The shift reflects a decrease in the geopolitical risk premium associated with crude oil. If a deal is reached, it is expected to restore normal shipping operations through the Strait of Hormuz, one of the world's most critical maritime chokepoints [3, 4].

Market volatility characterized the period from May 21 to May 25. While some reports indicated a climb in prices early in the window, other data showed oil prices settled about 2% lower as uncertainty regarding the diplomatic breakthrough weighed on traders [2].

Investors have monitored the negotiations to determine if a breakthrough is imminent. The prospect of a deal suggests a reduction in the likelihood of regional conflict, which typically drives prices higher due to supply disruption fears [3, 5].

Recent trends indicate that prices hit a one-month low during this period [1]. This decline contrasts with earlier movements in the month when prices rose following the perceived failure of the two nations to reach an agreement [2].
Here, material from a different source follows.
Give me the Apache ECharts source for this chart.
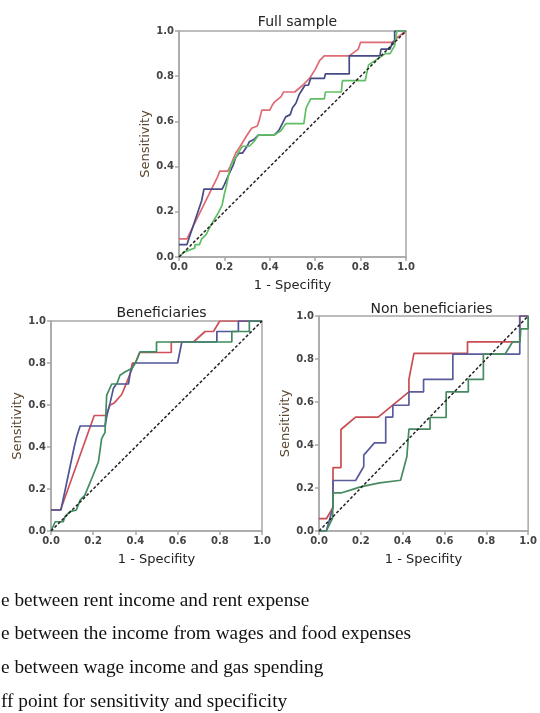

Trading activity continues to fluctuate based on the perceived stability of the diplomatic talks. The global market remains sensitive to any official confirmation of a treaty that would stabilize the energy corridor, and ensure the steady flow of oil to international buyers [3, 4].

Oil prices settled about 2% lower

The volatility in crude prices demonstrates how heavily the energy market relies on the stability of the Strait of Hormuz. A diplomatic resolution between the U.S. and Iran would remove a significant 'fear premium' from oil prices, potentially leading to lower energy costs globally as the risk of sudden supply shocks diminishes.